Graças à tecnologia e à Internet, alcançar o público com sua música é muito mais fácil hoje. Mas o desconhecimento das leis de direitos autorais torna os artistas ainda mais vulneráveis diante da rápida proliferação de conteúdos.

Publicado por Ana Clara Ribeiro
há 3 anos

"Um artista que está estourando no TikTok é a pessoa mais vulnerável".

Essa frase não é minha, é do cantor e compositor Caleb Hearn, de uma entrevista concedida à revista Rolling Stone dos Estados Unidos.

A história de Caleb, infelizmente, já aconteceu com vários artistas.

Segundo a matéria de Elias Leight para a Rolling Stone, Caleb "comprou" um instrumental de piano na Internet, para usar como instrumental de uma composição autoral. (Mais à frente, você vai entender porque estou usando o verbo comprar entre aspas)

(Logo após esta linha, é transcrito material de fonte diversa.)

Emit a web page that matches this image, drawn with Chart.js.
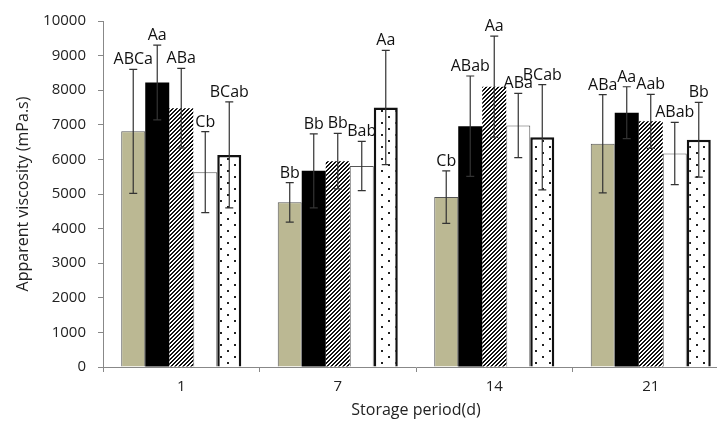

A composição, chamada "Always Be", tornou-se um sucesso após Caleb divulgá-la em sua conta da rede social TikTok.

No entanto, um empresário musical comprou os direitos sobre esse mesmo instrumental usado por Caleb, e assim, Caleb perdeu direitos sobre sua própria gravação e ainda passou a correr risco de copyright infringement (violação de direitos autorais).

man in gray t-shirt playing guitar

Créditos da imagem: Soundtrap, via Unsplash. Uso autorizado.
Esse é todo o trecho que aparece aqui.